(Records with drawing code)
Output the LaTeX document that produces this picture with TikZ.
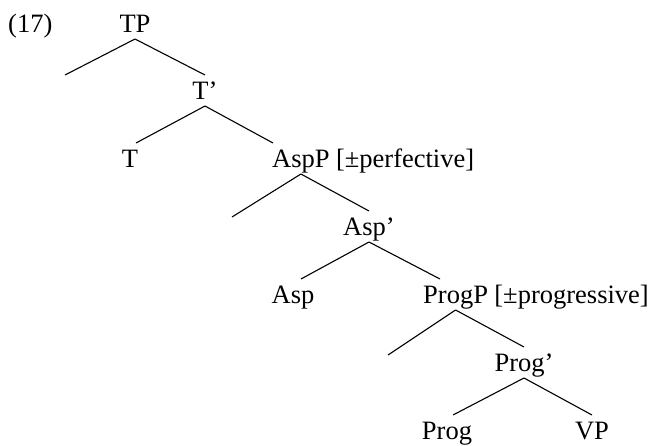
\documentclass[tikz,border=0pt]{standalone}
\usepackage{fontspec}
\setmainfont{Liberation Serif}
\begin{document}
\begin{tikzpicture}[x=1pt,y=-1pt,
  lbl/.style={anchor=base, inner sep=0pt, font=\fontsize{26.5}{31}\selectfont},
  feat/.style={lbl, anchor=base west, xshift=6pt},
  branch/.style={line width=1.1pt},
  apex/.style={yshift=-7pt},
  top/.style={yshift=24pt}]
\useasboundingbox (0,0) rectangle (648,445);

% example number
\node[lbl, anchor=base west] (ex) at (8,32) {(17)};

% labels
\node[lbl] (tp)    at (135,32)  {TP};
\node[lbl] (tbar)  at (205,99)  {T’};
\node[lbl] (t)     at (130,167) {T};
\node[lbl, anchor=base west] (aspp) at (272,167) {AspP};
\node[feat] (asppf) at (aspp.base east) {[±perfective]};
\node[lbl] (aspbar) at (369,235) {Asp’};
\node[lbl] (asp)   at (293,303) {Asp};
\node[lbl, anchor=base west] (progp) at (423,303) {ProgP};
\node[feat] (progpf) at (progp.base east) {[±progressive]};
\node[lbl] (progbar) at (524,371) {Prog’};
\node[lbl] (prog)  at (447,439) {Prog};
\node[lbl] (vp)    at (592,439) {VP};

% free ends of the empty specifier branches
\coordinate (tpspec)   at (65,75);
\coordinate (asppspec) at (232,217);
\coordinate (progpspec) at (388,355);

% branches
\draw[branch] ([apex]tp.base) -- (tpspec);
\draw[branch] ([apex]tp.base) -- ([top]tbar.base);
\draw[branch] ([apex]tbar.base) -- ([top,xshift=6pt]t.base);
\draw[branch] ([apex]tbar.base) -- ([top,xshift=1pt]aspp.base west);
\draw[branch] ([apex]aspp.base) -- (asppspec);
\draw[branch] ([apex]aspp.base) -- ([top]aspbar.base);
\draw[branch] ([apex]aspbar.base) -- ([top,xshift=8pt]asp.base);
\draw[branch] ([apex]aspbar.base) -- ([top,xshift=17pt]progp.base west);
\draw[branch] ([apex]progp.base) -- (progpspec);
\draw[branch] ([apex]progp.base) -- ([top]progbar.base);
\draw[branch] ([apex]progbar.base) -- ([top,xshift=6pt]prog.base);
\draw[branch] ([apex]progbar.base) -- ([top]vp.base);
\end{tikzpicture}
\end{document}
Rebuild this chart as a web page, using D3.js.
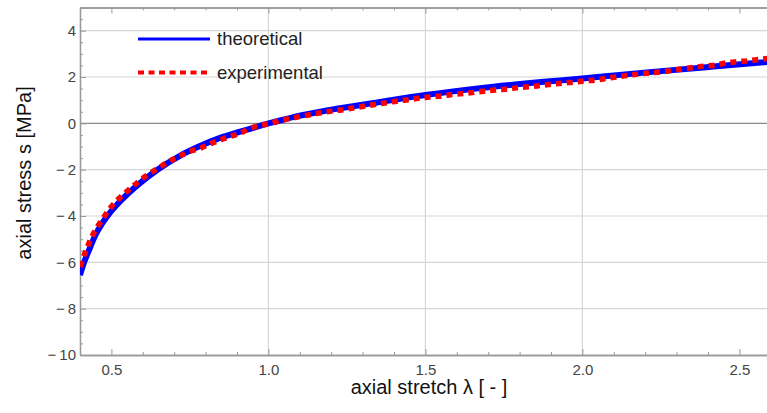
<!DOCTYPE html>
<html>
<head>
<meta charset="utf-8">
<script src="https://cdn.jsdelivr.net/npm/d3@7"></script>
<style>
  body { margin: 0; background: #fff; }
  svg { display: block; font-family: "Liberation Sans", Arial, sans-serif; }
</style>
</head>
<body>
<div id="chart"></div>
<script>
// theoretical curve
var stretchTheory = [0.40, 0.413, 0.427, 0.448, 0.469, 0.49, 0.522, 0.554, 0.591, 0.649, 0.718, 0.782, 0.846, 0.91, 0.973, 1.0, 1.025, 1.089, 1.196, 1.355, 1.5, 1.674, 2.0, 2.205, 2.417, 2.6];
var stressTheory = [-6.55, -6.0, -5.53, -4.85, -4.35, -3.95, -3.45, -3.02, -2.58, -1.98, -1.40, -0.98, -0.63, -0.36, -0.11, 0.0, 0.08, 0.30, 0.58, 0.92, 1.22, 1.52, 1.94, 2.2, 2.45, 2.66];

// experimental data
var stretchExp = [0.40, 0.405, 0.424, 0.437, 0.455, 0.474, 0.493, 0.517, 0.543, 0.570, 0.596, 0.618, 0.649, 0.681, 0.715, 0.748, 0.782, 0.814, 0.846, 0.878, 0.912, 0.944, 0.973, 1.006, 1.037, 1.069, 1.101, 1.138, 1.175, 1.207, 1.244, 1.281, 1.313, 1.377, 1.414, 1.451, 1.485, 1.522, 1.557, 1.591, 1.626, 1.663, 1.697, 1.732, 1.767, 1.801, 1.835, 1.870, 1.904, 1.939, 1.973, 2.010, 2.043, 2.077, 2.112, 2.146, 2.180, 2.215, 2.250, 2.284, 2.318, 2.353, 2.387, 2.422, 2.459, 2.493, 2.528, 2.563, 2.6];
var stressExp = [-6.2, -6.0, -5.32, -4.91, -4.48, -4.09, -3.71, -3.34, -3.02, -2.70, -2.41, -2.20, -1.94, -1.66, -1.43, -1.22, -1.08, -0.89, -0.72, -0.57, -0.41, -0.2, -0.1, 0.0, 0.11, 0.21, 0.29, 0.39, 0.47, 0.54, 0.60, 0.69, 0.76, 0.89, 0.97, 1.03, 1.10, 1.15, 1.19, 1.25, 1.29, 1.35, 1.41, 1.45, 1.49, 1.55, 1.58, 1.64, 1.69, 1.74, 1.78, 1.84, 1.87, 1.94, 2.01, 2.07, 2.13, 2.18, 2.22, 2.28, 2.35, 2.41, 2.47, 2.51, 2.61, 2.66, 2.70, 2.76, 2.82];

var xTicks = [0.5, 1.0, 1.5, 2.0, 2.5];
var yTicks = [-10, -8, -6, -4, -2, 0, 2, 4];
var xGrid = [1.0, 1.5, 2.0];
var yGrid = [-8, -6, -4, -2, 2, 4];
var legendLabels = ["theoretical", "experimental"];

var width = 767, height = 413;
var plotLeft = 80, plotTop = 7.5, plotBottom = 355;

var svg = d3.select("#chart").append("svg")
  .attr("width", width).attr("height", height);

var x = d3.scaleLinear().domain([0.4, 2.6]).range([plotLeft, plotLeft + 2.2 * 314]);
var y = d3.scaleLinear().domain([-10, 5]).range([plotBottom, plotTop]);

var x0 = x.range()[0], x1 = x.range()[1];

// grid lines
svg.append("g").selectAll("line").data(yGrid).enter().append("line")
  .attr("x1", x0).attr("x2", x1)
  .attr("y1", d => y(d)).attr("y2", d => y(d))
  .attr("stroke", "#d6d6d6").attr("stroke-width", 1.2);
svg.append("g").selectAll("line").data(xGrid).enter().append("line")
  .attr("x1", d => x(d)).attr("x2", d => x(d))
  .attr("y1", plotTop).attr("y2", plotBottom)
  .attr("stroke", "#d6d6d6").attr("stroke-width", 1.2);
// zero line
svg.append("line")
  .attr("x1", x0).attr("x2", x1).attr("y1", y(0)).attr("y2", y(0))
  .attr("stroke", "#8a8a8a").attr("stroke-width", 1.2);

// minor tick positions
var xMinor = d3.range(4, 27).map(d => d / 10).filter(d => Math.abs(d * 2 - Math.round(d * 2)) > 1e-6);
var yMinor = d3.range(-20, 11).map(d => d / 2).filter(d => d % 2 !== 0);

var fmtY = d => d < 0 ? "\u2212\u2009" + Math.abs(d) : d;

function styleAxis(g) {
  g.select(".domain").attr("stroke", "#999").attr("stroke-width", 1.3);
  g.selectAll(".tick line").attr("stroke", "#999");
  g.selectAll(".tick text").attr("fill", "#444").style("font-size", "15px");
}

// bottom axis
svg.append("g").attr("transform", `translate(0,${plotBottom})`)
  .call(d3.axisBottom(x).tickValues(xTicks).tickFormat(d3.format(".1f")).tickSize(-6).tickSizeOuter(0).tickPadding(9))
  .call(styleAxis);
svg.append("g").attr("transform", `translate(0,${plotBottom})`)
  .call(d3.axisBottom(x).tickValues(xMinor).tickFormat("").tickSize(-3).tickSizeOuter(0))
  .call(styleAxis);
// top axis
svg.append("g").attr("transform", `translate(0,${plotTop})`)
  .call(d3.axisTop(x).tickValues(xTicks).tickFormat("").tickSize(-6).tickSizeOuter(0))
  .call(styleAxis);
svg.append("g").attr("transform", `translate(0,${plotTop})`)
  .call(d3.axisTop(x).tickValues(xMinor).tickFormat("").tickSize(-3).tickSizeOuter(0))
  .call(styleAxis);
// left axis
svg.append("g").attr("transform", `translate(${plotLeft},0)`)
  .call(d3.axisLeft(y).tickValues(yTicks).tickFormat(fmtY).tickSize(-6).tickSizeOuter(0).tickPadding(4))
  .call(styleAxis);
svg.append("g").attr("transform", `translate(${plotLeft},0)`)
  .call(d3.axisLeft(y).tickValues(yMinor).tickFormat("").tickSize(-3).tickSizeOuter(0))
  .call(styleAxis);

// curves
svg.append("clipPath").attr("id", "plotClip").append("rect")
  .attr("x", x0).attr("y", plotTop).attr("width", x1 - x0).attr("height", plotBottom - plotTop);

var line = d3.line().x(d => x(d[0])).y(d => y(d[1])).curve(d3.curveMonotoneX);

svg.append("path")
  .attr("clip-path", "url(#plotClip)")
  .attr("d", line(d3.zip(stretchTheory, stressTheory)))
  .attr("fill", "none").attr("stroke", "#0000ff").attr("stroke-width", 6);

svg.append("path")
  .attr("clip-path", "url(#plotClip)")
  .attr("d", line(d3.zip(stretchExp, stressExp)))
  .attr("fill", "none").attr("stroke", "#ff0000").attr("stroke-width", 5.5)
  .attr("stroke-dasharray", "6,5");

// legend
var legend = svg.append("g");
legend.append("line").attr("x1", 138).attr("x2", 210).attr("y1", 39).attr("y2", 39)
  .attr("stroke", "#0000ff").attr("stroke-width", 3);
legend.append("line").attr("x1", 138).attr("x2", 210).attr("y1", 72.5).attr("y2", 72.5)
  .attr("stroke", "#ff0000").attr("stroke-width", 4).attr("stroke-dasharray", "6,4.5");
legend.selectAll("text").data(legendLabels).enter().append("text")
  .attr("x", 217).attr("y", (d, i) => i ? 72.5 : 39).attr("dy", "0.35em")
  .style("font-size", "18.5px").attr("fill", "#222").text(d => d);

// axis titles
svg.append("text").attr("x", 429).attr("y", 394).attr("text-anchor", "middle")
  .style("font-size", "20px").attr("fill", "#111").text("axial stretch \u03bb [ - ]");
svg.append("text").attr("transform", "translate(31,173) rotate(-90)").attr("text-anchor", "middle")
  .style("font-size", "20px").attr("fill", "#111").text("axial stress s [MPa]");
</script>
</body>
</html>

▶ Objective: From the records above, copy only the lines running from the line containing "Rebuild this chart" to the line containing "2.70, 2.76, 2.82];", both ends included. Leave the pictures out.

▶ Full output:
Rebuild this chart as a web page, using D3.js.
<!DOCTYPE html>
<html>
<head>
<meta charset="utf-8">
<script src="https://cdn.jsdelivr.net/npm/d3@7"></script>
<style>
  body { margin: 0; background: #fff; }
  svg { display: block; font-family: "Liberation Sans", Arial, sans-serif; }
</style>
</head>
<body>
<div id="chart"></div>
<script>
// theoretical curve
var stretchTheory = [0.40, 0.413, 0.427, 0.448, 0.469, 0.49, 0.522, 0.554, 0.591, 0.649, 0.718, 0.782, 0.846, 0.91, 0.973, 1.0, 1.025, 1.089, 1.196, 1.355, 1.5, 1.674, 2.0, 2.205, 2.417, 2.6];
var stressTheory = [-6.55, -6.0, -5.53, -4.85, -4.35, -3.95, -3.45, -3.02, -2.58, -1.98, -1.40, -0.98, -0.63, -0.36, -0.11, 0.0, 0.08, 0.30, 0.58, 0.92, 1.22, 1.52, 1.94, 2.2, 2.45, 2.66];

// experimental data
var stretchExp = [0.40, 0.405, 0.424, 0.437, 0.455, 0.474, 0.493, 0.517, 0.543, 0.570, 0.596, 0.618, 0.649, 0.681, 0.715, 0.748, 0.782, 0.814, 0.846, 0.878, 0.912, 0.944, 0.973, 1.006, 1.037, 1.069, 1.101, 1.138, 1.175, 1.207, 1.244, 1.281, 1.313, 1.377, 1.414, 1.451, 1.485, 1.522, 1.557, 1.591, 1.626, 1.663, 1.697, 1.732, 1.767, 1.801, 1.835, 1.870, 1.904, 1.939, 1.973, 2.010, 2.043, 2.077, 2.112, 2.146, 2.180, 2.215, 2.250, 2.284, 2.318, 2.353, 2.387, 2.422, 2.459, 2.493, 2.528, 2.563, 2.6];
var stressExp = [-6.2, -6.0, -5.32, -4.91, -4.48, -4.09, -3.71, -3.34, -3.02, -2.70, -2.41, -2.20, -1.94, -1.66, -1.43, -1.22, -1.08, -0.89, -0.72, -0.57, -0.41, -0.2, -0.1, 0.0, 0.11, 0.21, 0.29, 0.39, 0.47, 0.54, 0.60, 0.69, 0.76, 0.89, 0.97, 1.03, 1.10, 1.15, 1.19, 1.25, 1.29, 1.35, 1.41, 1.45, 1.49, 1.55, 1.58, 1.64, 1.69, 1.74, 1.78, 1.84, 1.87, 1.94, 2.01, 2.07, 2.13, 2.18, 2.22, 2.28, 2.35, 2.41, 2.47, 2.51, 2.61, 2.66, 2.70, 2.76, 2.82];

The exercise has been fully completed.